In a bid to overcome opposition from House Republicans, McConnell had insisted last year that border policy changes be included in the national security funding package.

You can read the full story by my colleagues, Ed Pilkington and Joanna Walters, here:

Welcome and summary

Hello and welcome to the Guardian’s continuing coverage of the war in Ukraine.

Ukrainian president Volodymyr Zelenskiy has said he is considering replacing several senior officials, including state leaders. In an interview with Italian TV, Zelenskiy said “a reset is necessary”, adding that “I have in mind something serious that does not concern a single person, but the direction of the country’s leadership.”

The comments come amid continued speculation that the president is about to dismiss the commander of Ukraine’s military, Valerii Zaluzhnyi.

We’ll have more on this in a moment, first here’s a summary of the day’s other main events.

  • Russia said 28 people, including one child, have died in Saturday’s shelling of a bakery in the eastern Ukrainian city of Lysychansk, which is under Russian occupation. A further 10 people were rescued from under the rubble by emergency services, according to officials.

  • More than two dozen people, mostly journalists, were detained on Saturday at a protest in central Moscow where wives and other relatives of Russian servicemen mobilised to fight in Ukraine called for their return, according to a Reuters witness and independent Russian news reports.

  • Belgium is asking G7 countries to consider using €260bn in seized Russian assets held by the west as collateral for loans to Ukraine, according to a report in the Financial Times. This would avoid questions around the legality of seizing the assets outright, as has also been considered by Ukraine’s allies, according to the paper.

  • Russian cosmonaut Oleg Kononenko set a world record for the total amount of time spent in space on Sunday. As of 8:30GMT, Kononenko overtook his compatriot Gennady Padalka who logged more than 878 days in orbit, according to Russia’s space corporation, Roscosmos.

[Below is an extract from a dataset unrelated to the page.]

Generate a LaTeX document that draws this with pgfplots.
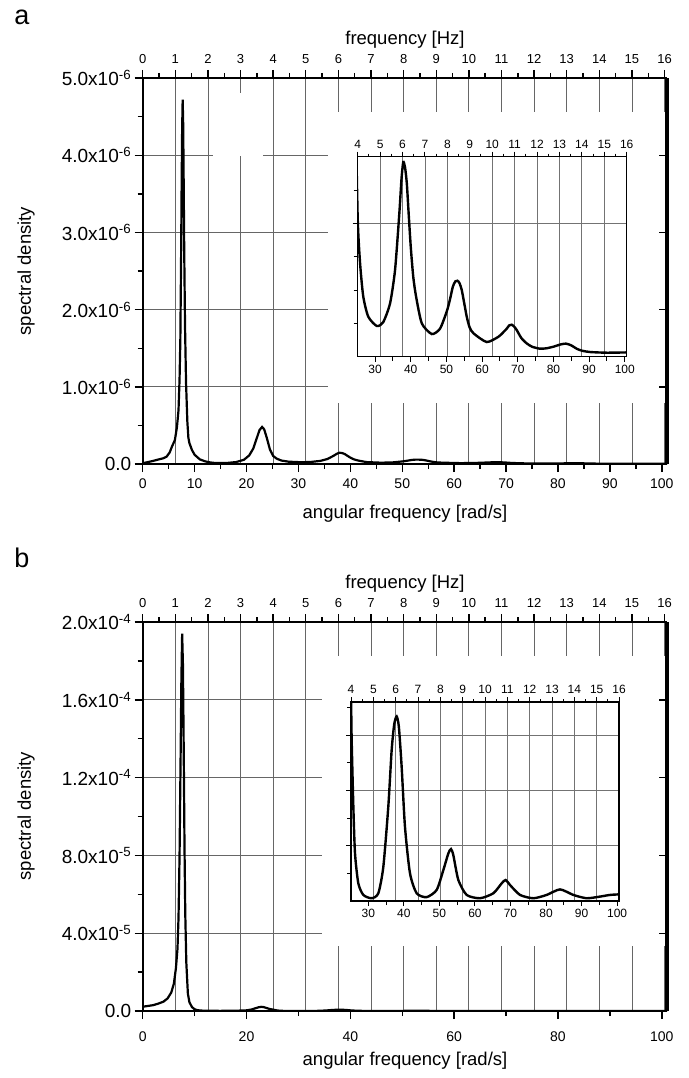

  • US senators are racing to release a highly anticipated bill that pairs border enforcement policy with wartime aid for Ukraine, Israel and other US allies. The proposal is the best chance for president Joe Biden to resupply Ukraine with wartime aid. The Senate was expected this week to hold a key test vote on the legislation, but it has already run into a wall of opposition from conservatives.